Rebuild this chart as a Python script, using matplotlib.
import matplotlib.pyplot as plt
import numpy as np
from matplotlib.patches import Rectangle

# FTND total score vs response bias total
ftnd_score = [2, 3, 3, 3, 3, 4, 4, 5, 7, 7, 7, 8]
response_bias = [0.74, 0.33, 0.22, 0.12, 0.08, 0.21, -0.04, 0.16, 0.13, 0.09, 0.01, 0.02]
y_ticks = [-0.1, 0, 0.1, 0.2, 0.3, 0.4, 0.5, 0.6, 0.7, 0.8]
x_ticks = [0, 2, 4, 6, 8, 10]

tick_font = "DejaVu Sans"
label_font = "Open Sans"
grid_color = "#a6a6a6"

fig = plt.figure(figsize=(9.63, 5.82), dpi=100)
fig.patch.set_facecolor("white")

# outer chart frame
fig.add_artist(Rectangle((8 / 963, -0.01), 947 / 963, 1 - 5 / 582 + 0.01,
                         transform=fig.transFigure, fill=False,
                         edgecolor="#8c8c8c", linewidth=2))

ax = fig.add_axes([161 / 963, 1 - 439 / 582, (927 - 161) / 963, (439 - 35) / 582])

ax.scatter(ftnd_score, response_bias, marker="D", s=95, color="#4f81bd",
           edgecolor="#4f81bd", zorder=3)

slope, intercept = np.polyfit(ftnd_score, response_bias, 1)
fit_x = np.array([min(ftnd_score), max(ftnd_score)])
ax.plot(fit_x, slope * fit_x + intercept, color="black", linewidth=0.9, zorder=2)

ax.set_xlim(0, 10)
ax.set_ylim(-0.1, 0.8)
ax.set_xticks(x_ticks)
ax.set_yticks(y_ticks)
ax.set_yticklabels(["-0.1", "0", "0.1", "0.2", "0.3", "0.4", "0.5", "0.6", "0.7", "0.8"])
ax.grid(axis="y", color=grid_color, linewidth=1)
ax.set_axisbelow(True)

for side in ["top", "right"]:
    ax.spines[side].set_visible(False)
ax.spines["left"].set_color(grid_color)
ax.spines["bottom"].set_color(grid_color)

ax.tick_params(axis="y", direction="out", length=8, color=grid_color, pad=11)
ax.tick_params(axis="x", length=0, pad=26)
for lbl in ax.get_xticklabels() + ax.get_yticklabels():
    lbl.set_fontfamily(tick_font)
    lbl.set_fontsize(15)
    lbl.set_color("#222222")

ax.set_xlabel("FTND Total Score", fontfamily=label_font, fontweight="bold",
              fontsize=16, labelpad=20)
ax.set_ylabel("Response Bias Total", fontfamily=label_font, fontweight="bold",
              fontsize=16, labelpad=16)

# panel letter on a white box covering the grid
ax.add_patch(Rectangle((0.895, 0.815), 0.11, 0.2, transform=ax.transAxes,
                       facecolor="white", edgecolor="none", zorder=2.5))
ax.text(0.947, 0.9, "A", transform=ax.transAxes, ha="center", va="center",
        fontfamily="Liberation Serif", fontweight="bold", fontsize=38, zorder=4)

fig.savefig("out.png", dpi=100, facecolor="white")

-------------------------

**Your goal**
Transcribe all lines as written.

**Solution to this problem**
Rebuild this chart as a Python script, using matplotlib.
import matplotlib.pyplot as plt
import numpy as np
from matplotlib.patches import Rectangle

# FTND total score vs response bias total
ftnd_score = [2, 3, 3, 3, 3, 4, 4, 5, 7, 7, 7, 8]
response_bias = [0.74, 0.33, 0.22, 0.12, 0.08, 0.21, -0.04, 0.16, 0.13, 0.09, 0.01, 0.02]
y_ticks = [-0.1, 0, 0.1, 0.2, 0.3, 0.4, 0.5, 0.6, 0.7, 0.8]
x_ticks = [0, 2, 4, 6, 8, 10]

tick_font = "DejaVu Sans"
label_font = "Open Sans"
grid_color = "#a6a6a6"

fig = plt.figure(figsize=(9.63, 5.82), dpi=100)
fig.patch.set_facecolor("white")

# outer chart frame
fig.add_artist(Rectangle((8 / 963, -0.01), 947 / 963, 1 - 5 / 582 + 0.01,
                         transform=fig.transFigure, fill=False,
                         edgecolor="#8c8c8c", linewidth=2))

ax = fig.add_axes([161 / 963, 1 - 439 / 582, (927 - 161) / 963, (439 - 35) / 582])

ax.scatter(ftnd_score, response_bias, marker="D", s=95, color="#4f81bd",
           edgecolor="#4f81bd", zorder=3)

slope, intercept = np.polyfit(ftnd_score, response_bias, 1)
fit_x = np.array([min(ftnd_score), max(ftnd_score)])
ax.plot(fit_x, slope * fit_x + intercept, color="black", linewidth=0.9, zorder=2)

ax.set_xlim(0, 10)
ax.set_ylim(-0.1, 0.8)
ax.set_xticks(x_ticks)
ax.set_yticks(y_ticks)
ax.set_yticklabels(["-0.1", "0", "0.1", "0.2", "0.3", "0.4", "0.5", "0.6", "0.7", "0.8"])
ax.grid(axis="y", color=grid_color, linewidth=1)
ax.set_axisbelow(True)

for side in ["top", "right"]:
    ax.spines[side].set_visible(False)
ax.spines["left"].set_color(grid_color)
ax.spines["bottom"].set_color(grid_color)

ax.tick_params(axis="y", direction="out", length=8, color=grid_color, pad=11)
ax.tick_params(axis="x", length=0, pad=26)
for lbl in ax.get_xticklabels() + ax.get_yticklabels():
    lbl.set_fontfamily(tick_font)
    lbl.set_fontsize(15)
    lbl.set_color("#222222")

ax.set_xlabel("FTND Total Score", fontfamily=label_font, fontweight="bold",
              fontsize=16, labelpad=20)
ax.set_ylabel("Response Bias Total", fontfamily=label_font, fontweight="bold",
              fontsize=16, labelpad=16)

# panel letter on a white box covering the grid
ax.add_patch(Rectangle((0.895, 0.815), 0.11, 0.2, transform=ax.transAxes,
                       facecolor="white", edgecolor="none", zorder=2.5))
ax.text(0.947, 0.9, "A", transform=ax.transAxes, ha="center", va="center",
        fontfamily="Liberation Serif", fontweight="bold", fontsize=38, zorder=4)

fig.savefig("out.png", dpi=100, facecolor="white")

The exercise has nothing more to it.